In a particular host country, if the naighboring countries do not have their own CEIR, then the host country gains an excellent opportunity to step in and become a provider of CEIR service to its neighbors in addition to its local population. There are many motivating and beneficial factors that can play in favour of such a proposal, such as:

•  Wide spread and robust connectivity between neighbors

•  Boosting trade and services exchange

•  Market place expansion for communication services and mobile device trade and re-sale.

•  Enhancing security and information sharing

•  The CEIR systems can be established and funded solely by the host governments communication authority or through collaborative and financial sharing between the local operators or with the operators in the neighboring countries.

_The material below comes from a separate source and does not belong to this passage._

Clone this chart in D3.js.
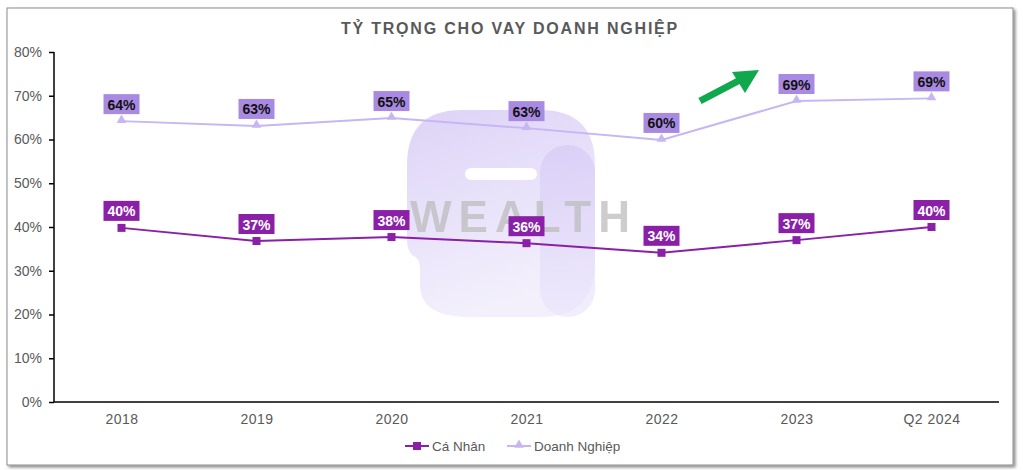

This document summarizes a description of the Central Equipment Identity Register (CEIR) system and its usage model and features. It has been noted that due to expansion of mobile device used for communications and services, device theft incidents has proportionally increased. The two recorded cases of recent theft incident statistics in UK and USA due to introduction of smartphone devices to the market are also given as an indication of severity of the theft problem. Many countries have establishing their CEIR system to provide protection against theft crime increase such as in UK, USA and Turkey. It is mentioned that many Middle East, African and Asian countries still lacking such CEIR systems and hence theft and used of stolen mobile devices are wide spread. A proposal of establishing CEIR in a country is presented where several encouraging factors such as central location, many neighboring countries and large mobile user base is noted. Advantages of establishing CEIR system would be beneficial to its own population as well as service can be extended to its neighbor mobile device user base.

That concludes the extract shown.